## begin

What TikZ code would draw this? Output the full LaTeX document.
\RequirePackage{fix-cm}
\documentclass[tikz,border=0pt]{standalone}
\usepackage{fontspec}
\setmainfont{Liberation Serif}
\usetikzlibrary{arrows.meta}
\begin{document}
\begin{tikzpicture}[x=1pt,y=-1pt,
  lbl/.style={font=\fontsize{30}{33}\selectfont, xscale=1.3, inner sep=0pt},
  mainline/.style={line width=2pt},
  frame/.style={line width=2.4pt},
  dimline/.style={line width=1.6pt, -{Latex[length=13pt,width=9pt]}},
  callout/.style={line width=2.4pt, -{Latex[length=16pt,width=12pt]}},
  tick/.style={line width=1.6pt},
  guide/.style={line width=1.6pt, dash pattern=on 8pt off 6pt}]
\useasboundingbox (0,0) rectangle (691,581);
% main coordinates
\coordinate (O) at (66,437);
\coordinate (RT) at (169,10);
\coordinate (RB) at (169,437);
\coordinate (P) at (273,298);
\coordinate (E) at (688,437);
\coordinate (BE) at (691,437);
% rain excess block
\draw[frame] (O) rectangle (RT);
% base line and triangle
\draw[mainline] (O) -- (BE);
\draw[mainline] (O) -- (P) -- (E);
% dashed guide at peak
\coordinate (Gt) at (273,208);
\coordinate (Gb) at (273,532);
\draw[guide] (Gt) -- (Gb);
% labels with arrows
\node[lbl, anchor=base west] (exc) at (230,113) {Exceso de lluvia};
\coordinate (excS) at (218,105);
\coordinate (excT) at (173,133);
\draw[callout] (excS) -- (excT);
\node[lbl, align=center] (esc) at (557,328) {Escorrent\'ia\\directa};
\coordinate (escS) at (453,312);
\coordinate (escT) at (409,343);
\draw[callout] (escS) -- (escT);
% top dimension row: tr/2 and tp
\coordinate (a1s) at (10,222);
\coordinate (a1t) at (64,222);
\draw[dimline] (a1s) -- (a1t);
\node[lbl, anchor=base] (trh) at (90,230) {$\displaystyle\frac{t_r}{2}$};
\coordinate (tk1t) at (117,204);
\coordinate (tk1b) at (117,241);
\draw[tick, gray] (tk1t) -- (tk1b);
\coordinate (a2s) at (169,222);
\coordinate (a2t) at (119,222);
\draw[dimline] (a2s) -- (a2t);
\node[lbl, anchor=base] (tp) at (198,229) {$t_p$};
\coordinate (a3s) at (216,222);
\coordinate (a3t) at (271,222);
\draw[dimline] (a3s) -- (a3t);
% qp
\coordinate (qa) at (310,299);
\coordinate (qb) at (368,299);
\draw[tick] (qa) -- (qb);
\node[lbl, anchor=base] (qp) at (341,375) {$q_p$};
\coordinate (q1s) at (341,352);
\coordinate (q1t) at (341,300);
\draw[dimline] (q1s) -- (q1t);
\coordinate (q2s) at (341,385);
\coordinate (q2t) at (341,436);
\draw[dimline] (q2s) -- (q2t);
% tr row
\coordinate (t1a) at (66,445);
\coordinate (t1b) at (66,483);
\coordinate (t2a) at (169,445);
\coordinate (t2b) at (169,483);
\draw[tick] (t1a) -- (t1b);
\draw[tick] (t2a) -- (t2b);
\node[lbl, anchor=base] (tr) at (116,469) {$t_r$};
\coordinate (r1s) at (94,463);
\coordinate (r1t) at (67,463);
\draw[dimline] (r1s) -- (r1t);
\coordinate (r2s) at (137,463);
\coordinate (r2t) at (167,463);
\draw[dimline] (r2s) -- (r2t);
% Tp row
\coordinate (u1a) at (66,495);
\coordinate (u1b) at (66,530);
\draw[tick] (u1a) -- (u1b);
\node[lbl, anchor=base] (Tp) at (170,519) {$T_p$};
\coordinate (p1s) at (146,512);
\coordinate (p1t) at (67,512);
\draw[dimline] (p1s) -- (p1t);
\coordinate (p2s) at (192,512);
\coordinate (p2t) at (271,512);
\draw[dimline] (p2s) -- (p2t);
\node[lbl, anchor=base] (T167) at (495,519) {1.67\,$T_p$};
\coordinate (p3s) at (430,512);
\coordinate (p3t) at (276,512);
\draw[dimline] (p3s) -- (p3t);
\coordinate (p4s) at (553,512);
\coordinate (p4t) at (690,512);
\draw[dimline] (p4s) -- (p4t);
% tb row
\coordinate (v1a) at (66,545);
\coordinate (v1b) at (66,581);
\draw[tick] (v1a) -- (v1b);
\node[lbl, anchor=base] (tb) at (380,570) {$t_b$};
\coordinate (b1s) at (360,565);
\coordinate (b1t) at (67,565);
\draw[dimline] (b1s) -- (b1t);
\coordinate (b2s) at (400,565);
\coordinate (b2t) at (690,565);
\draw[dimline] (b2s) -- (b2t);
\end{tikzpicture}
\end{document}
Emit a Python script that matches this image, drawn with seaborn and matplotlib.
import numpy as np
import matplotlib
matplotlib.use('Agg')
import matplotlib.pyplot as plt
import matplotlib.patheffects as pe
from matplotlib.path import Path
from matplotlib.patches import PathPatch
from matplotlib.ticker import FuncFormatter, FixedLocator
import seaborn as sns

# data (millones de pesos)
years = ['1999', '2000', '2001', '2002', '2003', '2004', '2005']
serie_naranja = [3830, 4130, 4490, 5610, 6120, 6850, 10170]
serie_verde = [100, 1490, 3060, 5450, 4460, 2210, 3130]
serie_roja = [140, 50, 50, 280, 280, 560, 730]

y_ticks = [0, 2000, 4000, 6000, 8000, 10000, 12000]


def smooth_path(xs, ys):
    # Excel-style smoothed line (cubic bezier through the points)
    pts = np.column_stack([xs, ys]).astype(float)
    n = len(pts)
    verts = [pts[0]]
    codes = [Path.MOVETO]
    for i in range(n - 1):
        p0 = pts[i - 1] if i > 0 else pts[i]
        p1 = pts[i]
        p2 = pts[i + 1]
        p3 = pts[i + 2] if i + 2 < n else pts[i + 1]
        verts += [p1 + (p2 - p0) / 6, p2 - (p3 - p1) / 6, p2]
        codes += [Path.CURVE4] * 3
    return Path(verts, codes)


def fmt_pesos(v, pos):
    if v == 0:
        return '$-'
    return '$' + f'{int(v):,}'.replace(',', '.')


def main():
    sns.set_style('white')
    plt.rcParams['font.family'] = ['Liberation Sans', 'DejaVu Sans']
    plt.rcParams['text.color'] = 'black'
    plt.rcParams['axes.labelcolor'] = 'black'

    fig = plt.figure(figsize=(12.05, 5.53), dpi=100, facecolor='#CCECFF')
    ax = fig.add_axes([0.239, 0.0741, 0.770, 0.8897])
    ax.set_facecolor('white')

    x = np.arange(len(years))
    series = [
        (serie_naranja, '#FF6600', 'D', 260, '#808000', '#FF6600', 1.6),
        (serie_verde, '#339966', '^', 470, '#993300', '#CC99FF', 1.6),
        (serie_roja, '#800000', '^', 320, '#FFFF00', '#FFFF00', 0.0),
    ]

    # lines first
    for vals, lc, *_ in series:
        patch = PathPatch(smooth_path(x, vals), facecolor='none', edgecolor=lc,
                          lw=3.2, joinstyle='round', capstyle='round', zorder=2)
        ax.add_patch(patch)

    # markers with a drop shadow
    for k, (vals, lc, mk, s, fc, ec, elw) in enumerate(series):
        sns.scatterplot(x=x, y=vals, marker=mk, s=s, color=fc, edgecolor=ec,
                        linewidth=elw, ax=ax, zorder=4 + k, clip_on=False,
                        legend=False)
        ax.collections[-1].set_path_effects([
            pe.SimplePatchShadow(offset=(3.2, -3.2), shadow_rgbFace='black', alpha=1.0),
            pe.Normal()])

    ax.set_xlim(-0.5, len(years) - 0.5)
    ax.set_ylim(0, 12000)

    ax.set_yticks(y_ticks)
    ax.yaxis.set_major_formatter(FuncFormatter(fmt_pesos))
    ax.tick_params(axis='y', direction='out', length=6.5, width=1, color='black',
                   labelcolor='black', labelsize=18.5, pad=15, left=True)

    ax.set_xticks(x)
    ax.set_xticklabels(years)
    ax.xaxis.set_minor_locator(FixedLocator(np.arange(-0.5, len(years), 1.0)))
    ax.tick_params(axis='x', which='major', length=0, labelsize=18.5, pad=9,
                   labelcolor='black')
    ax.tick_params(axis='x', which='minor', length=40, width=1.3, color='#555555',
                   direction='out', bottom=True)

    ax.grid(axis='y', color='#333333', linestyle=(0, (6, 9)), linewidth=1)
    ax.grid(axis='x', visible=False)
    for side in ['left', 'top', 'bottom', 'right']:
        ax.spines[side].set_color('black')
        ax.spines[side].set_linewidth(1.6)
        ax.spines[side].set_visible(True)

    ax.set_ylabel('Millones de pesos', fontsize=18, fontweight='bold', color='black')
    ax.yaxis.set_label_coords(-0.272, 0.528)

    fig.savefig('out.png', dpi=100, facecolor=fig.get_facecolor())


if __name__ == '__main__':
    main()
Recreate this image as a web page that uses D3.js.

## end

### Request:
Find the string "this" in the records, then copy each line where it occurs.

### Solved exercise:
What TikZ code would draw this? Output the full LaTeX document.
Emit a Python script that matches this image, drawn with seaborn and matplotlib.
Recreate this image as a web page that uses D3.js.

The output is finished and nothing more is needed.